#### DATA FOR THIS EXERCISE
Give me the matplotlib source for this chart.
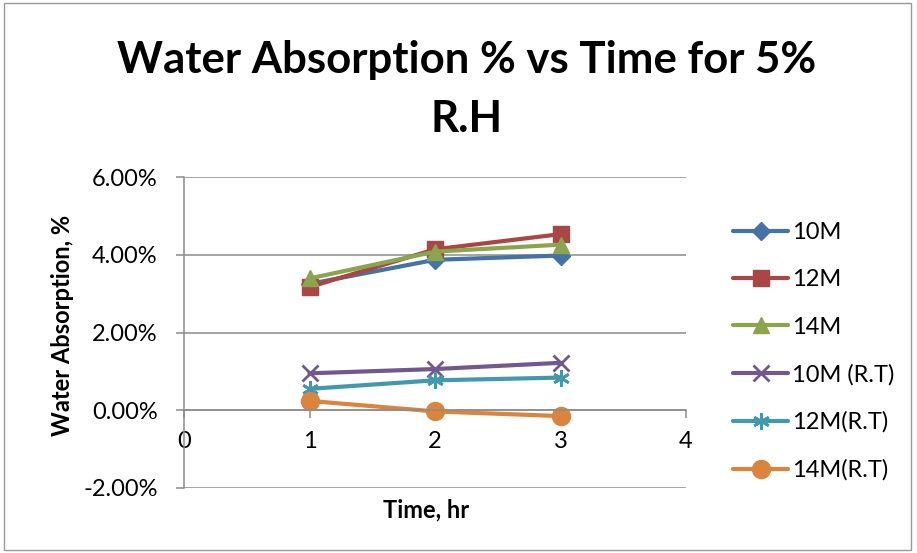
import matplotlib
matplotlib.use("Agg")
import matplotlib.pyplot as plt
from matplotlib.patches import Rectangle
from matplotlib.ticker import FuncFormatter

plt.rcParams['font.family'] = ['Lato', 'DejaVu Sans']

time_hr = [1, 2, 3]
series_names = ["10M", "12M", "14M", "10M (R.T)", "12M(R.T)", "14M(R.T)"]
s_10M = [3.25, 3.87, 3.98]
s_12M = [3.17, 4.14, 4.53]
s_14M = [3.39, 4.08, 4.26]
s_10M_RT = [0.95, 1.06, 1.22]
s_12M_RT = [0.55, 0.77, 0.84]
s_14M_RT = [0.24, -0.03, -0.15]
x_ticks = [0, 1, 2, 3, 4]
y_ticks = [-2, 0, 2, 4, 6]
title_lines = ["Water Absorption % vs Time for 5%", "R.H"]

values = [s_10M, s_12M, s_14M, s_10M_RT, s_12M_RT, s_14M_RT]
colors = ["#4572A7", "#AA4643", "#89A54E", "#71588F", "#4198AF", "#DB843D"]
markers = ["D", "s", "^", "x", (6, 2, 0), "o"]
msizes = [9, 12, 12, 12, 12, 13]

W, H = 917, 553
fig = plt.figure(figsize=(W / 100, H / 100), dpi=100)
fig.patches.append(Rectangle((0.004, 0.005), 0.99, 0.99, transform=fig.transFigure,
                             fill=False, edgecolor="#9a9a9a", linewidth=1.0))
ax = fig.add_axes([184 / W, 1 - 488 / H, 502 / W, 311 / H])

for name, vals, c, m, ms in zip(series_names, values, colors, markers, msizes):
    mew = 2.0 if m in ("x", (6, 2, 0)) else 1.0
    ax.plot(time_hr, vals, color=c, linewidth=3.0, marker=m, markersize=ms,
            markerfacecolor=c, markeredgecolor=c, markeredgewidth=mew,
            label=name, solid_capstyle="round", clip_on=False)

ax.set_xlim(0, 4)
ax.set_ylim(-2, 6)
ax.set_xticks(x_ticks)
ax.set_yticks(y_ticks)
ax.yaxis.set_major_formatter(FuncFormatter(lambda v, p: f"{v:.2f}%"))
ax.grid(axis="y", color="#8c8c8c", linewidth=1.1)
ax.set_axisbelow(True)
for s in ("top", "right"):
    ax.spines[s].set_visible(False)
ax.spines["bottom"].set_position(("data", 0))
ax.spines["bottom"].set_color("#8c8c8c")
ax.spines["left"].set_color("#8c8c8c")
ax.spines["bottom"].set_linewidth(1.1)
ax.spines["left"].set_linewidth(1.1)
ax.tick_params(axis="x", direction="out", length=6, width=1.1, color="#8c8c8c",
               labelsize=17, pad=9, labelcolor="black")
ax.tick_params(axis="y", direction="out", length=6, width=1.1, color="#8c8c8c",
               labelsize=17, pad=13, labelcolor="black")

ax.set_xlabel("Time, hr", fontsize=17, fontweight="bold")
ax.xaxis.label.set_va("center")
ax.xaxis.set_label_coords((426 - 184) / 502, -(510 - 488) / 311)
ax.set_ylabel("Water Absorption, %", fontsize=17, fontweight="bold")
ax.yaxis.label.set_va("center")
ax.yaxis.set_label_coords((62 - 184) / 502, (488 - 325) / 311)

fig.text(466.5 / W, 1 - 73 / H, title_lines[0], ha="center", va="baseline",
         fontsize=31.5, fontweight="bold")
fig.text(466.5 / W, 1 - 132 / H, title_lines[1], ha="center", va="baseline",
         fontsize=31.5, fontweight="bold")

leg = ax.legend(loc="center left", bbox_to_anchor=((733 - 184) / 502, (488 - 351.5) / 311),
                frameon=False, fontsize=17, handlelength=2.33, labelspacing=1.11,
                handletextpad=0.17, borderaxespad=0, borderpad=0)

fig.savefig("out.png", dpi=100)
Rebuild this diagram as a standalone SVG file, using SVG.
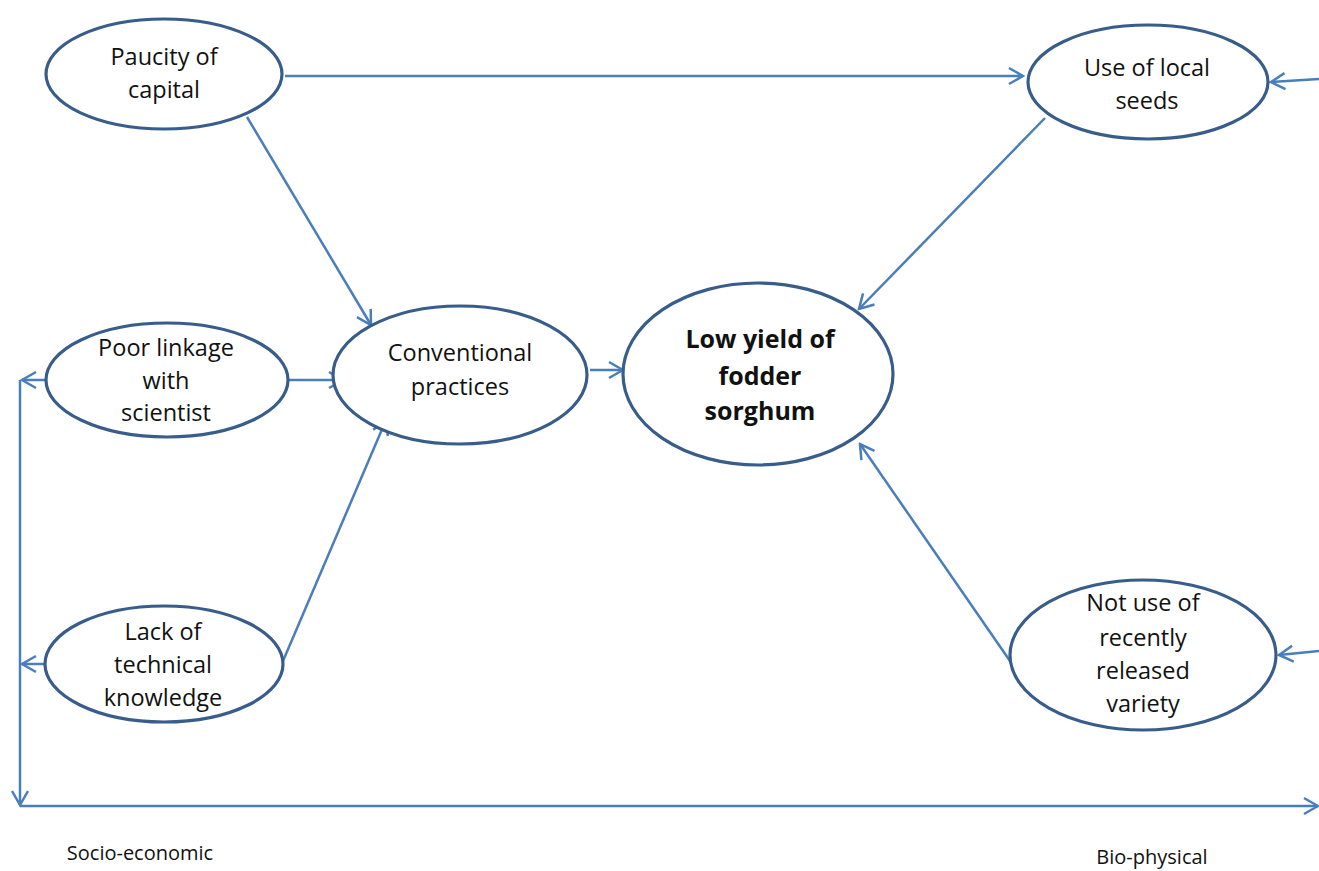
<svg xmlns="http://www.w3.org/2000/svg" width="1319" height="871" viewBox="0 0 1319 871">
  <style>
    .node ellipse { fill: #ffffff; stroke: #385d8a; stroke-width: 3.2; }
    .node text { font-family: "Open Sans", "Liberation Sans", sans-serif; font-size: 23.5px; fill: #111111; text-anchor: middle; }
    .node text.bold { font-weight: bold; font-size: 25px; }
    .edge { fill: none; stroke: #4a7ebb; stroke-width: 2.5; marker-end: url(#arrow); }
    .axis-label { font-family: "Open Sans", "Liberation Sans", sans-serif; font-size: 20px; fill: #111111; text-anchor: middle; }
  </style>
  <defs>
    <marker id="arrow" viewBox="0 0 20 20" refX="18" refY="10" markerWidth="20" markerHeight="20" markerUnits="userSpaceOnUse" orient="auto">
      <path d="M4,2 L18,10 L4,18" fill="none" stroke="#4a7ebb" stroke-width="2.5"/>
    </marker>
  </defs>
  <rect width="1319" height="871" fill="#ffffff"/>

  <g id="connectors">
    <line class="edge" x1="285" y1="76" x2="1023" y2="76"/>
    <line class="edge" x1="247" y1="117" x2="371" y2="325"/>
    <line class="edge" x1="1045" y1="118" x2="859" y2="309"/>
    <line class="edge" x1="288" y1="380" x2="343" y2="380"/>
    <line class="edge" x1="283" y1="661" x2="386" y2="420"/>
    <line class="edge" x1="590" y1="370" x2="623" y2="370"/>
    <line class="edge" x1="1010" y1="661" x2="860" y2="444"/>
    <line class="edge" x1="1319" y1="79" x2="1271" y2="82"/>
    <line class="edge" x1="1319" y1="651" x2="1279" y2="655"/>
    <line class="edge" x1="46" y1="380" x2="22" y2="380"/>
    <line class="edge" x1="46" y1="664" x2="22" y2="664"/>
    <line class="edge" x1="20" y1="380" x2="20" y2="805"/>
    <line class="edge" x1="20" y1="806" x2="1318" y2="806"/>
  </g>

  <g id="paucity-of-capital" class="node">
    <ellipse cx="164" cy="74" rx="118" ry="55"/>
    <text x="164" y="65">Paucity of</text>
    <text x="164" y="98">capital</text>
  </g>

  <g id="poor-linkage" class="node">
    <ellipse cx="167" cy="380" rx="121" ry="57"/>
    <text x="166" y="356">Poor linkage</text>
    <text x="166" y="389">with</text>
    <text x="166" y="421">scientist</text>
  </g>

  <g id="lack-of-knowledge" class="node">
    <ellipse cx="164" cy="664" rx="119" ry="58"/>
    <text x="163" y="640">Lack of</text>
    <text x="163" y="673">technical</text>
    <text x="163" y="706">knowledge</text>
  </g>

  <g id="conventional-practices" class="node">
    <ellipse cx="460" cy="375" rx="127" ry="69"/>
    <text x="460" y="361">Conventional</text>
    <text x="460" y="395">practices</text>
  </g>

  <g id="low-yield" class="node">
    <ellipse cx="758" cy="374" rx="135" ry="91"/>
    <text class="bold" x="760" y="348">Low yield of</text>
    <text class="bold" x="760" y="385">fodder</text>
    <text class="bold" x="760" y="420">sorghum</text>
  </g>

  <g id="use-of-local-seeds" class="node">
    <ellipse cx="1148" cy="82" rx="120" ry="57"/>
    <text x="1147" y="76">Use of local</text>
    <text x="1147" y="109">seeds</text>
  </g>

  <g id="not-use-released-variety" class="node">
    <ellipse cx="1143" cy="655" rx="133" ry="75"/>
    <text x="1143" y="611">Not use of</text>
    <text x="1143" y="646">recently</text>
    <text x="1143" y="679">released</text>
    <text x="1143" y="712">variety</text>
  </g>

  <text class="axis-label" x="140" y="860">Socio-economic</text>
  <text class="axis-label" x="1152" y="864">Bio-physical</text>
</svg>
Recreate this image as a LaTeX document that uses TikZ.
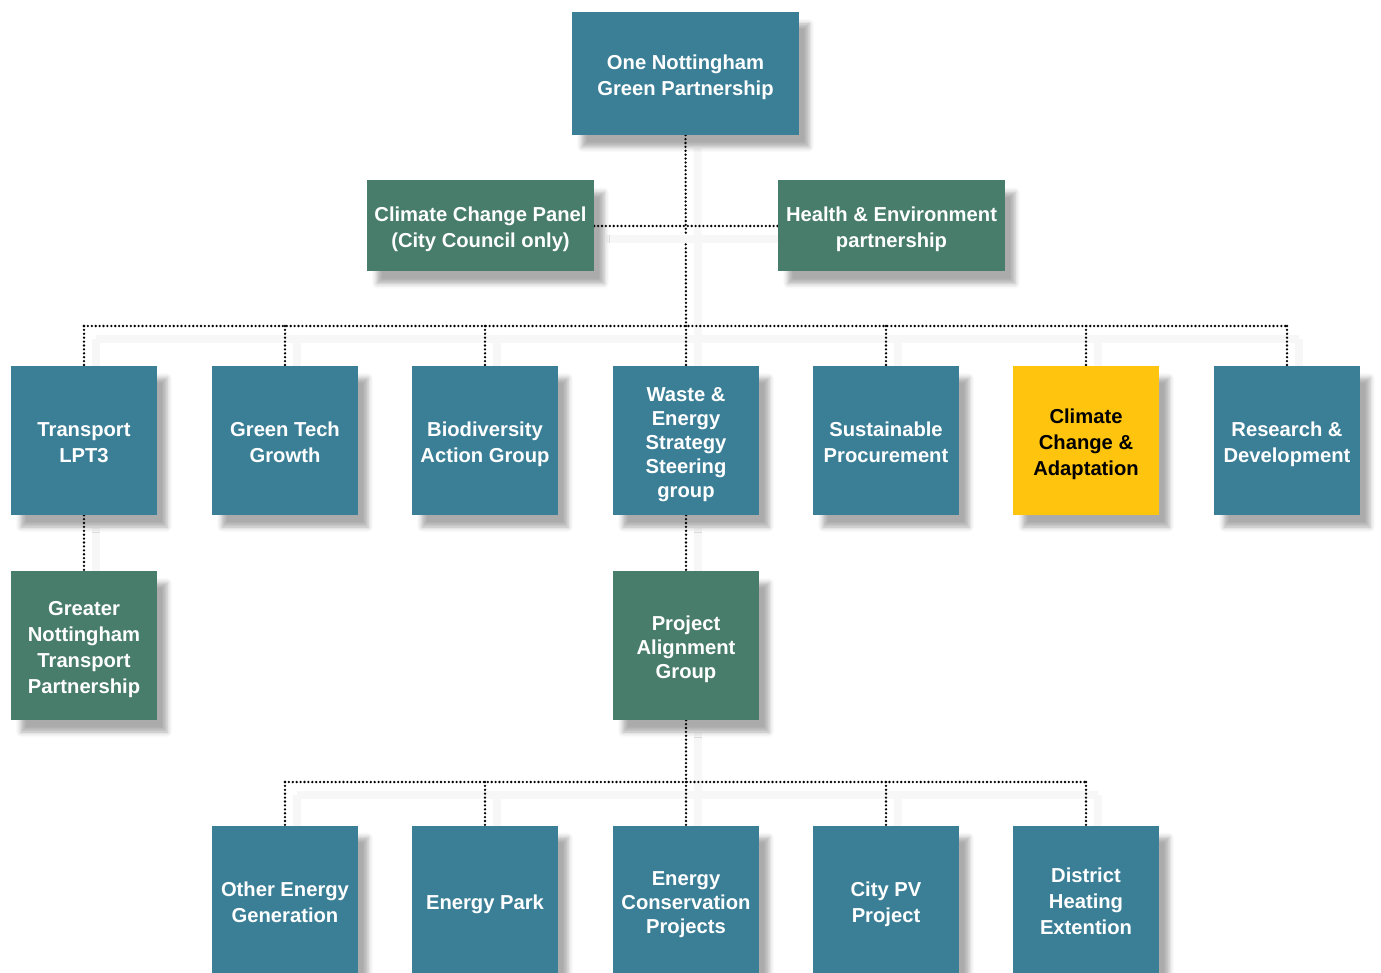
\documentclass[tikz,border=0pt]{standalone}
\usepackage{fontspec}
\setmainfont{Liberation Sans}
\usetikzlibrary{shadows.blur,backgrounds}
\definecolor{teal}{RGB}{59,127,151}
\definecolor{grn}{RGB}{71,125,106}
\definecolor{yel}{RGB}{254,196,14}
\newcommand{\bx}[1]{\begin{tabular}{@{}c@{}}\rule{0pt}{25pt}#1\end{tabular}}
\newcommand{\bxhi}[1]{\begin{tabular}{@{}c@{}}\rule{0pt}{23pt}#1\end{tabular}}
\tikzset{
  orgbox/.style={rectangle, fill=teal, minimum width=146pt, minimum height=149pt, inner sep=0pt,
    text=white, font=\bfseries\fontsize{20.2}{26}\selectfont,
    blur shadow={shadow xshift=10pt, shadow yshift=-12pt, shadow blur radius=5pt, shadow opacity=33}},
  tight/.style={font=\bfseries\fontsize{20.2}{24}\selectfont},
  greenbox/.style={orgbox, fill=grn},
  yellowbox/.style={orgbox, fill=yel, text=black},
  widebox/.style={minimum width=227pt},
  conn/.style={draw=black, line width=2.6pt, line cap=round, dash pattern=on 0pt off 3.9pt,
    preaction={draw=black!3, line width=8pt, solid, line cap=butt, transform canvas={shift={(12pt,-13pt)}}}},
}
\begin{document}
\begin{tikzpicture}[x=1pt,y=-1pt]
\useasboundingbox (0,0) rectangle (1381,973);
\clip (0,0) rectangle (1381,973);
% coordinates of the buses
\coordinate (b1) at (686,326);
\coordinate (b2) at (686,782);
% nodes
\node[orgbox, widebox, minimum height=123pt] (top) at (685.5,73.5) {\bx{One Nottingham\\Green Partnership}};
\node[greenbox, widebox, minimum height=91pt] (ccp) at (480.5,226) {\bx{Climate Change Panel\\(City Council only)}};
\node[greenbox, widebox, minimum height=91pt] (hep) at (891.5,226) {\bx{Health \& Environment\\partnership}};

\node[orgbox] (tr) at (84,440.5) {\bx{Transport\\LPT3}};
\node[orgbox] (gt) at (285,440.5) {\bx{Green Tech\\Growth}};
\node[orgbox] (bag) at (485,440.5) {\bx{Biodiversity\\Action Group}};
\node[orgbox, tight] (wes) at (686,440.5) {\bx{Waste \&\\Energy\\Strategy\\Steering\\group}};
\node[orgbox] (sp) at (886,440.5) {\bx{Sustainable\\Procurement}};
\node[yellowbox] (cca) at (1086,440.5) {\bx{Climate\\Change \&\\Adaptation}};
\node[orgbox] (rd) at (1287,440.5) {\bx{Research \&\\Development}};

\node[greenbox] (gntp) at (84,645.5) {\bx{Greater\\Nottingham\\Transport\\Partnership}};
\node[greenbox, tight] (pag) at (686,645.5) {\bx{Project\\Alignment\\Group}};

\node[orgbox, minimum height=151pt] (oeg) at (285,901) {\bx{Other Energy\\Generation}};
\node[orgbox, minimum height=151pt] (ep) at (485,901) {\bx{Energy Park}};
\node[orgbox, minimum height=151pt, tight] (ecp) at (686,901) {\bx{Energy\\Conservation\\Projects}};
\node[orgbox, minimum height=151pt] (cpv) at (886,901) {\bx{City PV\\Project}};
\node[orgbox, minimum height=151pt] (dhe) at (1086,901) {\bxhi{District\\Heating\\Extention}};

% connectors
\begin{pgfonlayer}{background}
\draw[conn] (top.south) -- (b1);
\draw[conn] (ccp.east) -- (hep.west);
\draw[conn] (tr.north |- b1) -- (rd.north |- b1);
\foreach \n in {tr,gt,bag,wes,sp,cca,rd} { \draw[conn] (\n.north |- b1) -- (\n.north); }
\draw[conn] (tr.south) -- (gntp.north);
\draw[conn] (wes.south) -- (pag.north);
\draw[conn] (pag.south) -- (b2);
\draw[conn] (oeg.north |- b2) -- (dhe.north |- b2);
\foreach \n in {oeg,ep,ecp,cpv,dhe} { \draw[conn] (\n.north |- b2) -- (\n.north); }
\end{pgfonlayer}
\end{tikzpicture}
\end{document}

#### SHORT TASK
Repeat the records above exactly, from the first line through the line containing "plt.rcParams['font.family'] = ['Lato', 'DejaVu", and leave out the pictures.

#### FINAL RESULT
Give me the matplotlib source for this chart.
import matplotlib
matplotlib.use("Agg")
import matplotlib.pyplot as plt
from matplotlib.patches import Rectangle
from matplotlib.ticker import FuncFormatter

plt.rcParams['font.family'] = ['Lato', 'DejaVu Sans']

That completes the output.